A review by martyfried
Death On Duty by Graham Brack

5.0

I've been reading this series in order, and enjoyed the first two a lot, but I think I liked this one even more. It may be just a matter of getting to know the main characters, but after reading this one, I'm surprised this series is not more popular. But maybe it's just that it fits my tastes so well - biting humor, likable characters, good stories. Or maybe it's his penchant for beer and sausages, both of which I wish I could enjoy more often, without becoming an over-pressurized blimp.

In fact this one starts off with a gift for Josef Slonský's birthday - a ticket to a sausage-making competition which is made even better by his being chosen as a judge.
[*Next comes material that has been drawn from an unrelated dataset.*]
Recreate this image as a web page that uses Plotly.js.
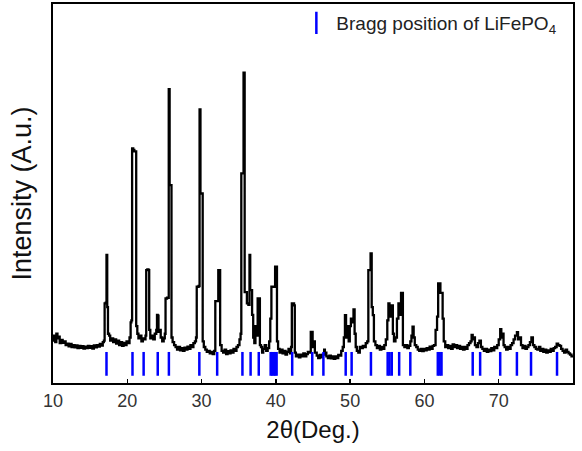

He's in heaven, except perhaps when he gets one bound together with egg, which in his view made it a type of omelette. He thinks the poor guy would have been hanged on his own meat hook by one retired butcher, but they had tempered justice with mercy on the grounds that the evildoer was half-Hungarian and therefore could not be expected to know better.

As for his beer consumption, he considers anyone who drinks less than 2 liters in a day to be a teetotaller.

The crimes in the story are pretty serious, though. A policeman is murdered in broad daylight without anyone around realizing it. And young women are being illegally brought into the country and forced to do things they did not plan on doing. Escape is not really possible, and attempts are severely punished. Many of the bad guys are known, but much of the work is finding proof that will stand up in court.